橘氏概観


 敏達天皇後裔の橘氏は当初、橘宿祢と賜姓されたが、諸兄の時に橘朝臣(録・左京)となって後世まで残った。諸国にもこの氏の出自と称するものが相当多いが、公家以外の諸氏については、その大多数に疑問が多いことに留意。
  武家で橘朝臣姓と称するものでは、伊予の越智国造一族(
橘遠保の族裔)か熊野国造族裔(河内の楠木氏の一族)など物部氏族の系統から出た諸氏が傾向的に多い模様である。また、橘と同音に近い「紀」との混同も屡々見られる。

○ 橘朝臣姓の苗字では、
  薄−京官人、のち絶家。山科、信濃小路−九条家諸大夫。岸大路−京官人で近衛府。実花葉(ミカバ)−花山院家諸太夫。服部、中山−薄一族。頼−安芸人。橋本、薄田−右京の梅宮神司で、橋本は上北面にもあり。梅若−丹波散楽師。海妻−丹波人。薬師寺、八木−京人。梅忠〔埋忠〕−京人刀鍛冶、三条小鍛冶宗近の後。井川−河内人。
  田中−近江国高嶋郡田中住で秀吉配下の大大名田中吉政を出す、系譜に異説もあり、おそらく家臣の宮川ともども古代の和邇氏族か物部氏族の流れを汲むか。薪、寺田−山城人。若林、別所、三宮、青戸、波々伯部、石出、野村、石生−丹波人で船井・氷上郡等に住。山中、岩室、大平、桜井、国川、野田、水原、石部、野村、山村、三雲、宇田、原、繁山、堀−近江国甲賀郡人。山城国乙訓郡上久世荘公文の真板(舞田)氏もこの一族か。なお、田中以下のこれら橘姓武家諸氏には疑問もあり、ここに掲載も、留保つきという状況にある。

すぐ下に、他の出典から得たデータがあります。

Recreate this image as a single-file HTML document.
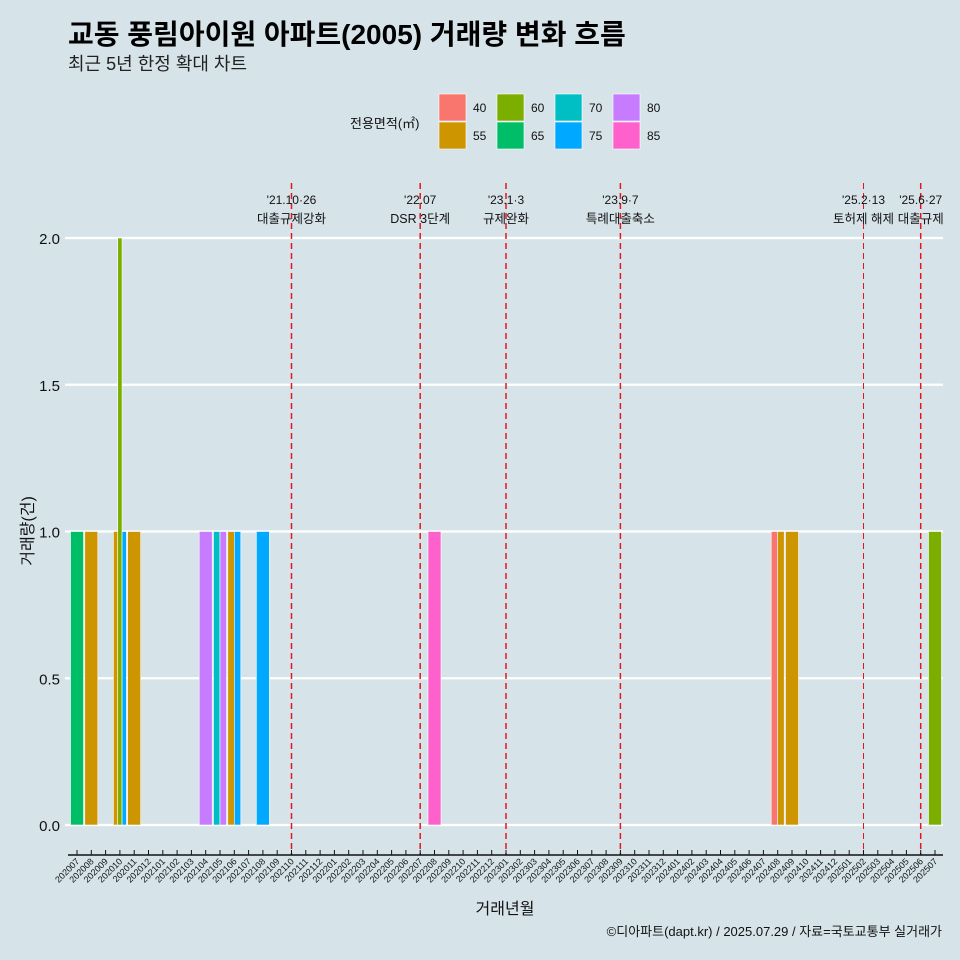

● 近世の下級官人にも橘姓がかなりあって、青山(中務省史生)、宇郷(九条家諸大夫)、櫛田(二条家諸大夫、陣官人)、浜崎(西園寺家諸大夫)、角田(知恩院坊官・諸大夫)、玉木(聖護院宮侍)、上原(今出川侍)、野村(滝口)、袖岡(蔵人所衆)、岩垣(大舎人寮)などが橘姓と称したが、いずれも系譜・真偽等は不明。

● さらに、多少とも疑問有りの橘姓の苗字もあげておくと、
  大和国葛下郡の万歳〔万財〕、岡も橘姓という。この一族には竹内〔武内〕、小峠、喜多井や山城国綴喜郡の田宮、相馬もあげられるが、居住地などからみて、本来は当麻真人の後裔か。
  このほか、一説に近江国浅井郡の浅井、丁野、柴田、伊部、中野、河毛、月瀬、大橋、山本、岡崎等の一族も橘姓ないし物部姓というが、本来は古代浅井直の族裔か。芝田〔柴田〕−陸奥国柴田郡人、これは疑問もある。新荘〔新城〕−出羽国秋田郡住人、同前。
  肥前の渋江など、橘遠保後裔の橘薩摩氏一族の橘姓も仮冒で、伊予の越智一族の出、この流れの橘姓はかなり多いが、ここではこの系統の苗字はあげない。
  讃岐国三野郡に起った海崎も橘姓を称し、讃岐各地に広がって長尾、栗熊、岡田、炭所、田村、常兼〔常包〕等を出した、あるいは箱崎祠官秦宿祢田村氏の支流か。和泉国日根郡の淡輪は、実際には紀姓か。信濃国佐久郡の井手〔井出〕、鷹野等の一族も本来別族か、三上氏族甲斐国造族を参照のこと)。



  (総括)

  源平藤橘といわれながら、橘姓の苗字が後世には殆ど残らなかったことに留意される。地方の橘氏については、諸蕃の多遅摩毛理後裔の橘氏・椿氏の後裔にでた可能性も考えられる。



 武家橘氏については、かって「橘遠保と橘姓武家−併せて伊予の越智氏族の検討−」という論考を『家系研究』誌第27〜31号(1993/8〜96/6)に掲載したので、参照されたい。橘は音通する紀とよく混同されるが、いずれにせよ、京官人の橘氏が地方で武士として成長したことはきわめて少ないことを認識すべきであろう。
  橘姓の武家はまず系譜仮冒の検討を十分に加えるべきである。